The rest of the topics discussed by the two, albeit fairly more interesting than their half-hearted escapades, doesn't excuse their rather simplistic perspectives. Their attempts at discussing their age and failing health are overshadowed by their circling back to objectification and solitude (always either self-imposed or at the hand of their wives). The reflections offered by Ages of the Moon unfortunately seem to never dig deeper than this until the finale, but Lass manages to keep the show moving even in its stillness.

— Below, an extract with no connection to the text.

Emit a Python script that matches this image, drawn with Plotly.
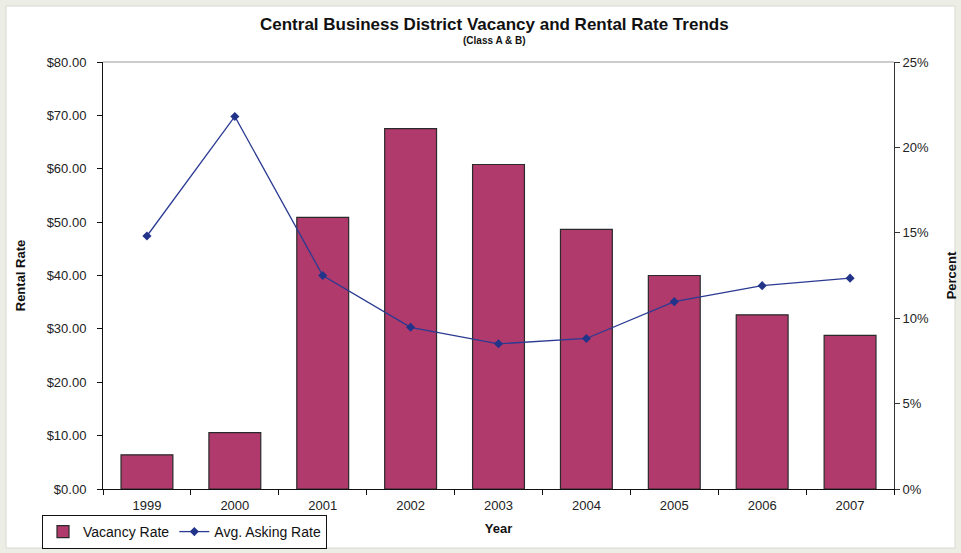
import plotly.graph_objects as go

years = ["1999", "2000", "2001", "2002", "2003", "2004", "2005", "2006", "2007"]
vacancy_rate = [0.020, 0.033, 0.159, 0.211, 0.190, 0.152, 0.125, 0.102, 0.090]
asking_rate = [47.4, 69.8, 40.0, 30.3, 27.2, 28.2, 35.1, 38.1, 39.5]

FONT = "Arial, Liberation Sans, sans-serif"
W, H = 961, 553
L, R, T, B = 103, 894, 62, 489

def px(x):
    return (x - L) / (R - L)

def py(y):
    return (B - y) / (B - T)

fig = go.Figure()
fig.add_trace(go.Bar(
    x=years, y=vacancy_rate, name="Vacancy Rate", yaxis="y",
    marker=dict(color="#B03A6C", line=dict(color="#2a2a2a", width=1.2)),
    width=0.59,
))
fig.add_trace(go.Scatter(
    x=years, y=asking_rate, name="Avg. Asking Rate", yaxis="y2",
    mode="lines+markers",
    line=dict(color="#2B3A92", width=1.3),
    marker=dict(symbol="diamond", size=7, color="#22338A"),
))

axis_font = dict(family=FONT, size=13, color="#222222")
title_font = dict(family=FONT, size=13, color="#111111")
fig.update_layout(
    width=W, height=H,
    margin=dict(l=L, r=W - R, t=T, b=H - B, autoexpand=False),
    paper_bgcolor="#ECEDE5",
    plot_bgcolor="white",
    showlegend=True,
    font=dict(family=FONT, color="#111111"),
    xaxis=dict(
        type="category", showgrid=False, showline=True, linecolor="#111111", linewidth=1,
        ticks="outside", tickson="boundaries", ticklen=5, tickcolor="#111111",
        tickfont=axis_font, mirror=False, ticklabelstandoff=4,
        title=dict(text="<b>Year</b>", font=title_font, standoff=12),
    ),
    yaxis=dict(
        side="right", range=[0, 0.25], dtick=0.05, tickformat=".0%",
        showgrid=False, showline=True, linecolor="#333333", linewidth=1,
        ticks="outside", ticklen=5, tickcolor="#333333", tickfont=axis_font, zeroline=False,
        title=dict(text="<b>Percent</b>", font=title_font, standoff=18),
    ),
    yaxis2=dict(
        overlaying="y", side="left", range=[0, 80], dtick=10, tickformat="$.2f",
        showgrid=False, showline=True, linecolor="#111111", linewidth=1,
        ticks="outside", ticklen=5, tickcolor="#111111", tickfont=axis_font, zeroline=False,
        ticklabelstandoff=8,
        title=dict(text="<b>Rental Rate</b>", font=title_font, standoff=18),
    ),
    legend=dict(
        orientation="h", x=px(42), y=py(532), xanchor="left", yanchor="middle",
        bordercolor="#111111", borderwidth=1, bgcolor="white",
        font=dict(family=FONT, size=14, color="#111111"),
        itemwidth=30, tracegroupgap=0,
    ),
    bargap=0.41,
    shapes=[
        dict(type="rect", xref="paper", yref="paper", layer="below",
             x0=px(6), x1=px(955), y0=py(548), y1=py(6),
             fillcolor="white", line=dict(color="#D8D9D0", width=1)),
        dict(type="line", xref="paper", yref="paper", x0=0, x1=1, y0=1, y1=1,
             line=dict(color="#999999", width=1)),
    ],
    annotations=[
        dict(text="<b>Central Business District Vacancy and Rental Rate Trends</b>",
             xref="paper", yref="paper", x=px(494), y=py(25), xanchor="center", yanchor="middle",
             showarrow=False, font=dict(family=FONT, size=17, color="#111111")),
        dict(text="<b>(Class A &amp; B)</b>",
             xref="paper", yref="paper", x=px(494), y=py(41), xanchor="center", yanchor="middle",
             showarrow=False, font=dict(family=FONT, size=10, color="#111111")),
    ],
)

fig.write_html("out.html")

The actors barely move; they sit on Ames' porch (designed by Holly Pigott as the archetype of a charmingly rural shack lost somewhere in the American wilderness) and drain bottles of Woodford Reserve, occasionally standing up to shout at each other or to argue with the defective ceiling fan. Lass uses the rhythm and nuance of Shepard's text to stir the otherwise inert scene, using their quiet back-and-forths to strengthen the various subsequent explosions.
Fairbank and Marcell are loud and proud, with the former looking like a washed-out Clint Eastwood while the latter tries to get under his skin. Their performances remain undiluted until the very end, but essentially offer two old fellows squabbling over past experiences and recalling days gone by. Ames and Byron are products of the environment and era they inhabited, they love each other as stereotypical manly men do, and show their feelings in perplexing and contorted ways.
Shepard's piece is one to be taken at face value, considering all the problematic elements it presents and contextualising them properly. It definitely romanticises narrow-minded trains of thought, but it also exudes playwriting finesse. Ages of the Moon is complex: it sees two male figures gradually opening up to each other, but doing so on their own terms and eventually accepting their place in the world.
Ages of the Moon runs at The Vaults until 24 November.